Monday, 16 May 2011

The House On Pillars

In the 1970s, after having lived as caretaker tenants for a few months in the quiet and unspoilt seaside neighborhood of Thiruvanmiyur, my wife and I made up our minds to put down our roots there. In those days Thiruvanmiyur was a suburb of Madras (as Chennai was then known) and most people thought that we were very daring and unwise to live in such a "remote" place. Although there were very few proper houses around, and an enormous amount of vacant land, it took us almost a year to find somebody willing to sell us a small plot. Land was not expensive then. In fact we paid only around US$ 350 for our plot. But the cost of construction was relatively high.

Although money, or more precisely our lack of it, was an important factor, there were a few other bigger hurdles. There were a number of permits and service connections to be obtained and, even in those relatively less corrupt days, it was a severe ordeal to deal with a very large number of minor and major bureaucrats. To add to our problems, those were the days of cement and steel shortages. In fact the cement scarcity was so severe that its supply was controlled by the Indian Government and rationed to consumers. And this of course brought a whole new set of bureaucrats into play. The shortage of materials and the consequent delays in the delivery of the materials made it very difficult to keep to construction schedules and stay within budgets.

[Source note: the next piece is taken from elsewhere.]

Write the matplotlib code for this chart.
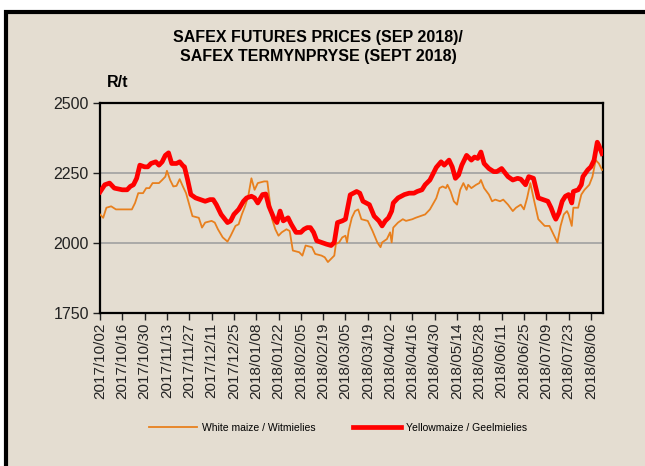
import numpy as np
import pandas as pd
import matplotlib
matplotlib.use("Agg")
import matplotlib.pyplot as plt
from matplotlib.patches import Rectangle

# ---------------- data ----------------
start_date = "2017-10-02"

yellow_days = [0, 3, 6, 9, 14, 17, 19, 21, 23, 25, 28, 30, 32, 35, 37, 39, 41, 43, 45, 48,
               50, 52, 53, 55, 57, 60, 63, 66, 69, 71, 73, 76, 80, 82, 84, 87, 90, 92, 95, 97,
               99, 102, 104, 106, 109, 111, 113, 115, 118, 120, 123, 126, 128, 130, 132, 134,
               136, 139, 142, 145, 147, 149, 152, 154, 157, 161, 163, 165, 169, 172, 175, 177,
               179, 181, 183, 184, 187, 191, 194, 197, 199, 202, 204, 207, 211, 214, 216, 219,
               221, 223, 225, 227, 230, 233, 235, 237, 239, 241, 244, 247, 249, 252, 256, 259,
               262, 264, 267, 269, 272, 275, 278, 281, 283, 285, 286, 288, 290, 292, 294, 296,
               297, 300, 302, 303, 306, 308, 310, 312, 313, 315]
yellow_maize = [2182, 2208, 2214, 2196, 2190, 2190, 2202, 2208, 2231, 2278, 2272, 2272, 2284, 2290,
                2278, 2290, 2313, 2322, 2284, 2284, 2290, 2276, 2272, 2225, 2173, 2161, 2155, 2149,
                2155, 2155, 2137, 2102, 2073, 2079, 2102, 2120, 2149, 2161, 2167, 2161, 2143, 2173,
                2175, 2131, 2090, 2073, 2114, 2079, 2090, 2067, 2038, 2038, 2049, 2055, 2055, 2038,
                2008, 2002, 1996, 1991, 2002, 2073, 2079, 2085, 2172, 2184, 2178, 2149, 2137, 2096,
                2079, 2061, 2079, 2090, 2114, 2143, 2161, 2173, 2178, 2178, 2184, 2190, 2208, 2225,
                2270, 2290, 2278, 2296, 2272, 2231, 2243, 2278, 2313, 2296, 2307, 2302, 2325, 2284,
                2266, 2255, 2255, 2266, 2237, 2225, 2231, 2228, 2208, 2237, 2231, 2161, 2155, 2149,
                2126, 2096, 2085, 2108, 2149, 2167, 2173, 2143, 2184, 2190, 2208, 2237, 2261, 2272,
                2296, 2360, 2349, 2319]

white_days = [0, 2, 4, 7, 10, 20, 22, 24, 27, 29, 31, 33, 37, 39, 41, 42, 44, 46, 48, 50,
              52, 54, 58, 62, 64, 66, 70, 72, 74, 77, 80, 82, 85, 87, 89, 91, 93, 95, 97, 99,
              103, 105, 106, 108, 110, 112, 114, 117, 119, 121, 125, 127, 129, 133, 135, 139,
              141, 143, 147, 148, 150, 152, 154, 155, 156, 158, 160, 162, 164, 168, 171, 174,
              176, 177, 180, 182, 183, 184, 187, 190, 192, 196, 198, 201, 204, 207, 211, 213,
              215, 217, 218, 220, 222, 224, 226, 228, 230, 231, 233, 236, 238, 239, 241, 244,
              246, 248, 251, 253, 256, 259, 261, 264, 266, 268, 270, 272, 275, 279, 282, 285,
              287, 289, 291, 293, 294, 296, 297, 300, 302, 304, 307, 309, 311, 313, 315]
white_maize = [2102, 2090, 2126, 2131, 2120, 2120, 2143, 2178, 2178, 2196, 2196, 2214, 2214, 2225,
               2237, 2258, 2225, 2202, 2204, 2228, 2202, 2178, 2096, 2090, 2055, 2073, 2079, 2073,
               2049, 2020, 2005, 2026, 2061, 2067, 2102, 2131, 2167, 2231, 2190, 2214, 2220, 2220,
               2173, 2085, 2049, 2026, 2038, 2049, 2043, 1973, 1967, 1955, 1991, 1985, 1961, 1955,
               1949, 1932, 1955, 1996, 2002, 2020, 2026, 2002, 2043, 2090, 2114, 2120, 2085, 2079,
               2043, 2002, 1985, 2002, 2014, 2038, 2002, 2055, 2073, 2085, 2079, 2085, 2090, 2096,
               2102, 2120, 2160, 2196, 2202, 2196, 2208, 2184, 2149, 2137, 2190, 2214, 2190, 2208,
               2196, 2208, 2214, 2225, 2196, 2173, 2149, 2155, 2149, 2155, 2137, 2114, 2126, 2137,
               2120, 2161, 2214, 2161, 2085, 2061, 2061, 2026, 2002, 2061, 2102, 2114, 2102, 2061,
               2126, 2126, 2173, 2190, 2208, 2237, 2296, 2284, 2261]

tick_labels = ["2017/10/02", "2017/10/16", "2017/10/30", "2017/11/13", "2017/11/27",
               "2017/12/11", "2017/12/25", "2018/01/08", "2018/01/22", "2018/02/05",
               "2018/02/19", "2018/03/05", "2018/03/19", "2018/04/02", "2018/04/16",
               "2018/04/30", "2018/05/14", "2018/05/28", "2018/06/11", "2018/06/25",
               "2018/07/09", "2018/07/23", "2018/08/06"]
y_ticks = [1750, 2000, 2250, 2500]
end_day = 315.6

title = "SAFEX FUTURES PRICES (SEP 2018)/\nSAFEX TERMYNPRYSE (SEPT 2018)"
y_unit = "R/t"
white_label = "White maize / Witmielies"
yellow_label = "Yellowmaize / Geelmielies"

# ---------------- plot ----------------
plt.rcParams['font.family'] = ['Liberation Sans', 'DejaVu Sans']

W, H = 645, 466
fig = plt.figure(figsize=(W / 100, H / 100), dpi=100)
fig.patch.set_facecolor("white")

bg = "#e4ddd1"
frame = Rectangle((6 / W, -0.05), 1.2, 1 - 12 / H + 0.05, transform=fig.transFigure,
                  facecolor=bg, edgecolor="black", linewidth=3, zorder=-10)
fig.patches.append(frame)

ax = fig.add_axes([100 / W, 1 - 313 / H, 503 / W, 210 / H])
ax.set_facecolor(bg)
ax.set_zorder(1)

t0 = pd.Timestamp(start_date)
yx = t0 + pd.to_timedelta(yellow_days, unit="D")
wx = t0 + pd.to_timedelta(white_days, unit="D")

ax.plot(wx, white_maize, color="#e8801e", lw=1.3, label=white_label, zorder=3)
ax.plot(yx, yellow_maize, color="#ff0000", lw=3.4, label=yellow_label, zorder=4,
        solid_joinstyle="round")

ax.set_ylim(y_ticks[0], y_ticks[-1])
ax.set_yticks(y_ticks)
ax.set_xlim(t0, t0 + pd.Timedelta(days=end_day))
tick_pos = pd.to_datetime(tick_labels, format="%Y/%m/%d")
ax.set_xticks(tick_pos)
ax.set_xticklabels(tick_labels, rotation=90, fontsize=11)
ax.tick_params(axis="y", labelsize=11.5, direction="out", length=5, width=1, pad=3,
               colors="#222222")
ax.tick_params(axis="x", direction="out", length=5, width=1, pad=2, colors="#222222")

for v in y_ticks[1:-1]:
    ax.axhline(v, color="#a0a0a0", lw=1.2, zorder=1)

for s in ax.spines.values():
    s.set_color("black")
    s.set_linewidth(1.6)

fig.text(318 / W, 1 - 47 / H, title, ha="center", va="center", fontsize=11.5,
         fontweight="bold", linespacing=1.35)
fig.text(107 / W, 1 - 83 / H, y_unit, ha="left", va="center", fontsize=11.5,
         fontweight="bold")

fig.legend(loc="center", bbox_to_anchor=(338 / W, 1 - 428 / H), ncol=2, frameon=False,
           fontsize=7.5, handlelength=4.6, handletextpad=0.5, columnspacing=3.6)

fig.savefig("out.png", dpi=100, facecolor=fig.get_facecolor())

Since steel and cement were the two major "problem" materials we decided to minimise their use in the house construction. We went in for a variety of roofing techniques, such as sloped clay tiled roofing, and hollow clay tile roofing, left our walls unplastered on one side, and went in for clay tile flooring. In addition to this we also decided to use pivot hinges for our doors and do away with door frames, had smaller but strategically placed windows, and reduced the floor to ceiling height, all in a bid to reduce costs. As a result we were able to keep to both the construction schedule and our budget. It also allowed us the luxury of building the entire house on stilts.

Since there were very few built houses around, our house was now visible from quite some distance in every direction. And unlike other houses which rested solidly on the ground the first level of our house was left entirely vacant. As a result our house came to be known in the neighbourhood as the "thoon veedu" or " house on pillars".

Some years later, when we had a few more neighbours, Chennai experienced particularly severe flooding, and the locality where we lived was also flooded. Although we had water in our plot, under the house, and all around us, we were unaffected by it. A number of people thought that we had been very wise to have anticipated this event and planned for it. Actually it had never occurred to us that the area could be flooded since that had never happened within living memory. We had built our house on stilts because it was located a little further away from the sea than what we would have liked, and we wanted to ensure that we had a good view of the water.